= DIRECTIVE =
Retype everything from the line that contains "Give me the Apache" down to the line that contains "for (let i = 1;", inclusive, without altering or adding anything.

* * *

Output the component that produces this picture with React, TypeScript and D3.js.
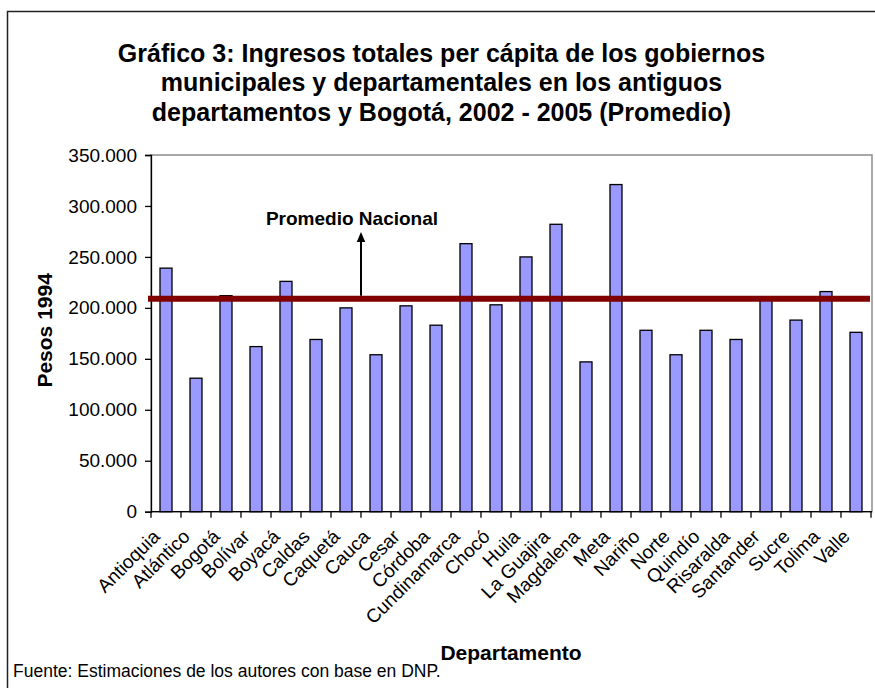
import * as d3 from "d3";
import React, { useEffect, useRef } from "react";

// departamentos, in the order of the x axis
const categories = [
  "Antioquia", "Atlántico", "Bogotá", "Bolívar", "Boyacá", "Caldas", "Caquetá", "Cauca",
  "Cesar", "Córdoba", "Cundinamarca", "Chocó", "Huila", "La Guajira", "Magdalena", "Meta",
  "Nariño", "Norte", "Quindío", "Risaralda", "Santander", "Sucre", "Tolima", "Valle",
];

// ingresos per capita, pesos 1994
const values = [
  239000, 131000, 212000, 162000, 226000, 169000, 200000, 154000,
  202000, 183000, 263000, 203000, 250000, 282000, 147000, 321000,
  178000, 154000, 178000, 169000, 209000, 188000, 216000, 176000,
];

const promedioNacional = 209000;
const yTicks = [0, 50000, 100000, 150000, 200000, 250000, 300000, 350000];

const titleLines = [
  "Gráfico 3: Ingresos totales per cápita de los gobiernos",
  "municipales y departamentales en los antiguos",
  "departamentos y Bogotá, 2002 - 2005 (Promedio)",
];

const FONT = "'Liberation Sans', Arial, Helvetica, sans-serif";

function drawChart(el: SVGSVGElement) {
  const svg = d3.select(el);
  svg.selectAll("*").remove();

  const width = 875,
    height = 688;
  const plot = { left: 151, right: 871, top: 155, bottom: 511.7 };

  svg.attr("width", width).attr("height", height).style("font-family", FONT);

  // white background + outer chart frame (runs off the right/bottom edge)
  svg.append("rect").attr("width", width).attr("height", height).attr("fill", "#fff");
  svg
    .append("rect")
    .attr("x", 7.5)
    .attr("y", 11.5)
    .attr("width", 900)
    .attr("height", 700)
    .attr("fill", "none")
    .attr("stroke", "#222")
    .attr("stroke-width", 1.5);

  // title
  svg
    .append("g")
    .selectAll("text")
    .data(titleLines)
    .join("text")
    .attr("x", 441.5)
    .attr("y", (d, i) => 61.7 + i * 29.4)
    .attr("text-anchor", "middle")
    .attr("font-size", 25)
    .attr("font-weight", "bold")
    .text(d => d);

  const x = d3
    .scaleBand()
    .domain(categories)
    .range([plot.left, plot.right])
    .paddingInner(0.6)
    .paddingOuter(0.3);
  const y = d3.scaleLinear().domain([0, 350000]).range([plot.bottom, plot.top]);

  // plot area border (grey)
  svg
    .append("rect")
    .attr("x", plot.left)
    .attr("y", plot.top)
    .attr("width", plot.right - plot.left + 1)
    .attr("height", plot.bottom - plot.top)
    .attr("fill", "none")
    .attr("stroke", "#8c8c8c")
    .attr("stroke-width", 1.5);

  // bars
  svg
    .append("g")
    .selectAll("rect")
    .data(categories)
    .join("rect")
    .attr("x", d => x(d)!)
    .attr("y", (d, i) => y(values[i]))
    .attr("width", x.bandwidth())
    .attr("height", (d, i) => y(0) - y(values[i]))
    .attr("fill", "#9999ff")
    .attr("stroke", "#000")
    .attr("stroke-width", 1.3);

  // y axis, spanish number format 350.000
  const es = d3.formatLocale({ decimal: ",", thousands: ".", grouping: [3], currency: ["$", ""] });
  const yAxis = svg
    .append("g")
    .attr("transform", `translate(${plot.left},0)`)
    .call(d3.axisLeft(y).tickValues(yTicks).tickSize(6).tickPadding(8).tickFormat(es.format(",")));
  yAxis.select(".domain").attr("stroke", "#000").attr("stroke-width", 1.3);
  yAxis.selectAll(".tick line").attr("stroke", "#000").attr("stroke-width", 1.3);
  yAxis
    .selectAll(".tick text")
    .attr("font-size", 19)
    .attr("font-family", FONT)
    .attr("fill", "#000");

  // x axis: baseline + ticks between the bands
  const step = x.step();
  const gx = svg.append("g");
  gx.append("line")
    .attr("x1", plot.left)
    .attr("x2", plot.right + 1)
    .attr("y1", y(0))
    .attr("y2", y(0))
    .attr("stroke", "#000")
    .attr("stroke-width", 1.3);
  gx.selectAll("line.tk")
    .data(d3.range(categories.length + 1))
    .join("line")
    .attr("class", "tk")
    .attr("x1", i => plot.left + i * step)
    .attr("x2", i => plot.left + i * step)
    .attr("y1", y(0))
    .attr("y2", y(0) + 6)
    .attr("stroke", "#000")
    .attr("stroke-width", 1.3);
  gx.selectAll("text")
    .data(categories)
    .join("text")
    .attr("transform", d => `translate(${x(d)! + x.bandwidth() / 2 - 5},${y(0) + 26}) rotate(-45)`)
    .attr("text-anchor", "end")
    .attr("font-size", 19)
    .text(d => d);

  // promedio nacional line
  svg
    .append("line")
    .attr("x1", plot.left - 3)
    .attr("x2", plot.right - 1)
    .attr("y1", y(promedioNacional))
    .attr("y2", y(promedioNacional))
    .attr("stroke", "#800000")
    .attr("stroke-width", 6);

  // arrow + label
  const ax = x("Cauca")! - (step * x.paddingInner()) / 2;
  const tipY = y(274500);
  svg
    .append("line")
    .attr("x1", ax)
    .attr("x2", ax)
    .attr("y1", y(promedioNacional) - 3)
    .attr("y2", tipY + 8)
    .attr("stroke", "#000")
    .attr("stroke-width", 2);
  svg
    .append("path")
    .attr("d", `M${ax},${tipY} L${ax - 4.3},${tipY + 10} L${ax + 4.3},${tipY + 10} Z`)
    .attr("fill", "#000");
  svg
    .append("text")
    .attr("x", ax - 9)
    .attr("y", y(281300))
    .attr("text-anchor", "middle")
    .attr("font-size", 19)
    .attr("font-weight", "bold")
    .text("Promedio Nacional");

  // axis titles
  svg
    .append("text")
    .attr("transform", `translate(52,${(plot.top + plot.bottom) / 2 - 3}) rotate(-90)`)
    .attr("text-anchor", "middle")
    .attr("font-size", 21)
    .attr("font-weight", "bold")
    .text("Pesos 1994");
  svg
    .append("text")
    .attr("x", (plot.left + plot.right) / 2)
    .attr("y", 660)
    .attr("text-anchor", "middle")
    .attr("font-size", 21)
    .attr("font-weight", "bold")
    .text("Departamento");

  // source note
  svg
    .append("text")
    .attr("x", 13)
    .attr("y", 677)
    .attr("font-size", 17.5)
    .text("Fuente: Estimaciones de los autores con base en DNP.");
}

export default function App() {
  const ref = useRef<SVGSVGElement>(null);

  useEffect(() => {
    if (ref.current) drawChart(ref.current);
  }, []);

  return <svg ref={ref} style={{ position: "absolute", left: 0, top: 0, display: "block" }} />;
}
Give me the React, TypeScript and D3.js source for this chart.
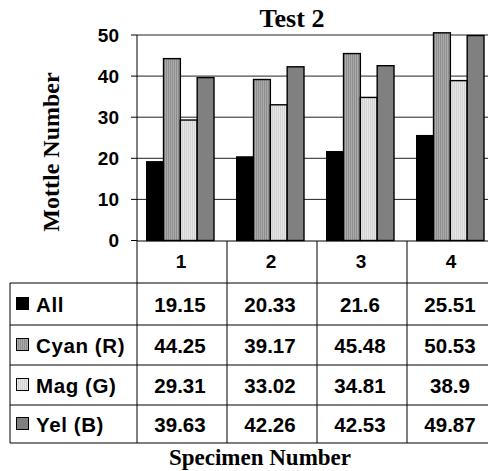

* * *

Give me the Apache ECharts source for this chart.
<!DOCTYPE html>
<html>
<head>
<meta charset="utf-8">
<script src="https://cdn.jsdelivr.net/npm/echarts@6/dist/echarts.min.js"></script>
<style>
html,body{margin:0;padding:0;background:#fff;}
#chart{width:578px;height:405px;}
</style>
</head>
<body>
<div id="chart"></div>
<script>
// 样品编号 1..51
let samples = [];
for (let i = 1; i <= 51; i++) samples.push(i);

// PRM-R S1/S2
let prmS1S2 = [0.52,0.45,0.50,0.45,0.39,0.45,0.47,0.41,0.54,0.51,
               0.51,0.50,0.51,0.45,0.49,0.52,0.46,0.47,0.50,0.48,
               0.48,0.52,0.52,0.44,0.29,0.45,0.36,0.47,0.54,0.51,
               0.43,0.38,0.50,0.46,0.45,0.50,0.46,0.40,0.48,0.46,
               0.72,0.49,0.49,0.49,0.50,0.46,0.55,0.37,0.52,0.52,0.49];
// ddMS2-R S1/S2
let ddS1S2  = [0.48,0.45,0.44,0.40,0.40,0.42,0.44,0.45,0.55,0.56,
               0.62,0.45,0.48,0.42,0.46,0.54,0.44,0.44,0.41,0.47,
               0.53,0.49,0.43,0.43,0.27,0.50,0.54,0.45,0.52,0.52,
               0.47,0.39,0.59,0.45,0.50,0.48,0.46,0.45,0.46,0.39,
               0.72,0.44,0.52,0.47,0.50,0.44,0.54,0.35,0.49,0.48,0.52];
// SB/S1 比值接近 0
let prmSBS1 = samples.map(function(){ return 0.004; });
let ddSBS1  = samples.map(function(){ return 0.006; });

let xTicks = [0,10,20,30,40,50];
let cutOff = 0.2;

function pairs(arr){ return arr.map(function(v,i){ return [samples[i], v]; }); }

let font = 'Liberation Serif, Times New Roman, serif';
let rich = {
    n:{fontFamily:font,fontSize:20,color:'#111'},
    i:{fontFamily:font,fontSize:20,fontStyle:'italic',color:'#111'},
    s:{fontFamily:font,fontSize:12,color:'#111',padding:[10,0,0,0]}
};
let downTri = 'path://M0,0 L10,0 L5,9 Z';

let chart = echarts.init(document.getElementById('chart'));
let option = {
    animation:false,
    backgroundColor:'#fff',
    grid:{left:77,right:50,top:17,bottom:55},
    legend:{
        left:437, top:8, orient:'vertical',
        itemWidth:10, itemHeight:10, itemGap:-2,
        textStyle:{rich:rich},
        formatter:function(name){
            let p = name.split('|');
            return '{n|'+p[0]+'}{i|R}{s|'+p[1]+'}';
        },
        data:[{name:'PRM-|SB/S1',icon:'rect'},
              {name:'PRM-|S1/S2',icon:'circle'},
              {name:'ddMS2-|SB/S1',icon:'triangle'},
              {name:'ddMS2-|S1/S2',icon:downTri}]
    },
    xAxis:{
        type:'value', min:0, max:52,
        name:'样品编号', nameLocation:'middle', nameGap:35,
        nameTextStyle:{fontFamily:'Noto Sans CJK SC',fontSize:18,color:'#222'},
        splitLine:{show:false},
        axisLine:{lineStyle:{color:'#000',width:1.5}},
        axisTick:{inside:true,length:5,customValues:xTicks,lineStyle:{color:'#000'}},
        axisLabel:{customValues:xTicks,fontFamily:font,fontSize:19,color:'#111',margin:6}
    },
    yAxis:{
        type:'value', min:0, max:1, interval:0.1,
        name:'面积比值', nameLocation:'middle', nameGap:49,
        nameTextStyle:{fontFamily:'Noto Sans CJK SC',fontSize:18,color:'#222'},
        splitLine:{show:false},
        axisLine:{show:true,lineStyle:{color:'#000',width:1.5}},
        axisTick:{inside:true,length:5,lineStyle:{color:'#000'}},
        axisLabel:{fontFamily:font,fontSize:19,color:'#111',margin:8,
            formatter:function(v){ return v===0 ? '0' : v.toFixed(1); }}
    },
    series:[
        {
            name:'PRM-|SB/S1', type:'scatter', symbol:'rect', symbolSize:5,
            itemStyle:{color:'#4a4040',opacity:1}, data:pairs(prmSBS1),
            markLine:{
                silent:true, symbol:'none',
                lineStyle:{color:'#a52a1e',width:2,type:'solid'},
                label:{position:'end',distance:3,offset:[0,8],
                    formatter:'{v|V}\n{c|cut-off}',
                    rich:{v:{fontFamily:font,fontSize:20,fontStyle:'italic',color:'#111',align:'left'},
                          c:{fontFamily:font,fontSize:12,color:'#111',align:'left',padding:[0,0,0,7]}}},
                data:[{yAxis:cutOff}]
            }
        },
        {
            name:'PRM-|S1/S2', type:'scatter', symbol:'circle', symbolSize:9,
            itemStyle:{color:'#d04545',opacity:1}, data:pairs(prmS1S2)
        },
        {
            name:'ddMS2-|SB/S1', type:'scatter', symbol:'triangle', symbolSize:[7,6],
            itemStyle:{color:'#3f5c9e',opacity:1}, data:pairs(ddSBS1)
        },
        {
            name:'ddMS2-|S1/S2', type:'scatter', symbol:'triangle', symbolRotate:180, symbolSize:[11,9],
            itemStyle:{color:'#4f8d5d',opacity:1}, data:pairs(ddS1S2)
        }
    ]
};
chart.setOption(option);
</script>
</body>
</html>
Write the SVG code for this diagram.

* * *

= RESULT FOR THIS TASK =
Give me the Apache ECharts source for this chart.
<!DOCTYPE html>
<html>
<head>
<meta charset="utf-8">
<script src="https://cdn.jsdelivr.net/npm/echarts@6/dist/echarts.min.js"></script>
<style>
html,body{margin:0;padding:0;background:#fff;}
#chart{width:578px;height:405px;}
</style>
</head>
<body>
<div id="chart"></div>
<script>
// 样品编号 1..51
let samples = [];
for (let i = 1; i <= 51; i++) samples.push(i);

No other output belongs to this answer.